効率化の名の下に、僕たちが失ってしまったものは、一体何だったのか。この場所は、そんな根源的な問いを、僕たちに投げかけてくる。


最高の休日は、すぐそばにある

東京たてもの園。 子どもたちは、古い建物が並ぶ不思議な村で、かくれんぼに興じるかもしれない。しかし、僕たち大人は、その壁の染みに、床の傷に、そこに生きた人々の無数の物語を読み取ることができる。

建築家の哲学、政治家の苦悩、そして名もなき庶民の日常。それらと対話し、現代の自分と重ね合わせる。
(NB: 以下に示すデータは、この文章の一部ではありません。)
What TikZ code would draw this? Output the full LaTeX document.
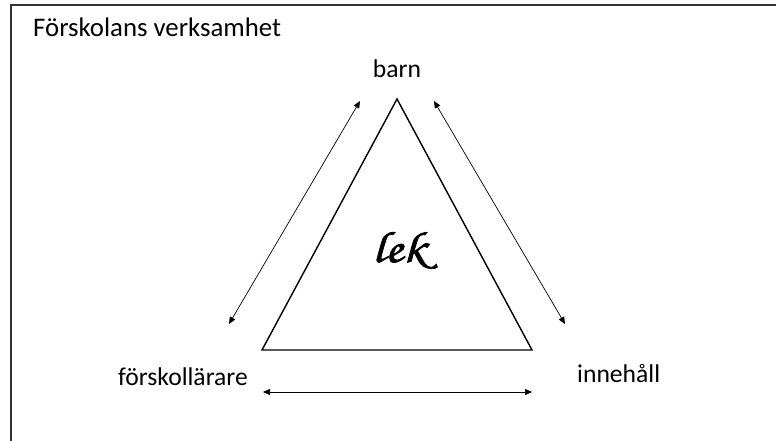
\documentclass[tikz,border=0pt]{standalone}
\usepackage{fontspec}
\setmainfont{Carlito}
\newfontfamily\scriptfam[FakeStretch=1.2,AutoFakeBold=1.6]{TeX Gyre Chorus}
\usetikzlibrary{arrows.meta}
\tikzset{
  lbl/.style={inner sep=0pt, font=\fontsize{25.6}{30}\selectfont},
  tri/.style={draw=black, line width=1.4pt, line join=miter},
  rel/.style={draw=black, line width=0.7pt, {Triangle[length=7pt,width=6pt]}-{Triangle[length=7pt,width=6pt]}},
  frame/.style={draw=black!80, line width=1.1pt}
}
\begin{document}
\begin{tikzpicture}[x=1pt,y=-1pt]
\useasboundingbox (0,0) rectangle (776,441);
\draw[frame] (11,441) -- (11,5) -- (776,5);
% labels
\node[lbl, anchor=base west, font=\fontsize{26.8}{30}\selectfont] (title) at (33,37) {Förskolans verksamhet};
\node[lbl, anchor=base] (barn) at (397,78) {barn};
\node[lbl, anchor=base west] (forsk) at (118,385) {förskollärare};
\node[lbl, anchor=base west] (inneh) at (577,382) {innehåll};
\node[inner sep=0pt, anchor=base west, font=\scriptfam\bfseries\fontsize{44}{50}\selectfont] (lek) at (372,262) {lek};
% triangle
\coordinate (A) at (397,99);
\coordinate (B) at (262,350);
\coordinate (C) at (532,350);
\draw[tri] (A) -- (B) -- (C) -- cycle;
% arrows
\coordinate (l1) at (360,101);
\coordinate (l2) at (229,324);
\coordinate (r1) at (434,101);
\coordinate (r2) at (565,324);
\coordinate (b1) at (263,392);
\coordinate (b2) at (532,392);
\draw[rel] (l1) -- (l2);
\draw[rel] (r1) -- (r2);
\draw[rel] (b1) -- (b2);
\end{tikzpicture}
\end{document}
この知的で、内省的な時間は、海外旅行にも劣らない、最高の「体験価値」を僕にもたらしてくれた。

歴史散策とは、遠くの有名な観光地へ行くだけがすべてではない。 すぐそばにある、忘れ去られた記憶の扉を開けること。 それこそが、最もコストパフォーマンスに優れた、豊かな休日の過ごし方なのかもしれない。

東京たてもの園 詳細情報

項目詳細
正式名称江戸東京たてもの園
所在地〒184-0005 東京都小金井市桜町3-7-1(都立小金井公園内)
アクセス【JR中央線】
・武蔵小金井駅北口から西武バスで5分
 - 2番・3番のりばから乗車、「小金井公園西口」下車、徒歩約5分
【西武新宿線】
・花小金井駅南口から西武バスで5分
 - 南口バスロータリーからのりば「武蔵小金井駅」行き乗車、「小金井公園西口」下車、徒歩約5分
開園時間・4月~9月:午前9時30分~午後5時30分
・10月~3月:午前9時30分~午後4時30分
※入園は閉園の30分前まで
休園日・毎週月曜日(月曜日が祝休日の場合はその翌日)
・年末年始
入園料・一般:400円
・65歳以上:200円
・大学生(専修・各種含む):320円
・高校生・中学生(都外):200円
・中学生(都内在学または在住)・小学生・未就学児童:無料
※各種割引・無料観覧日あり。詳細は公式サイトをご確認ください。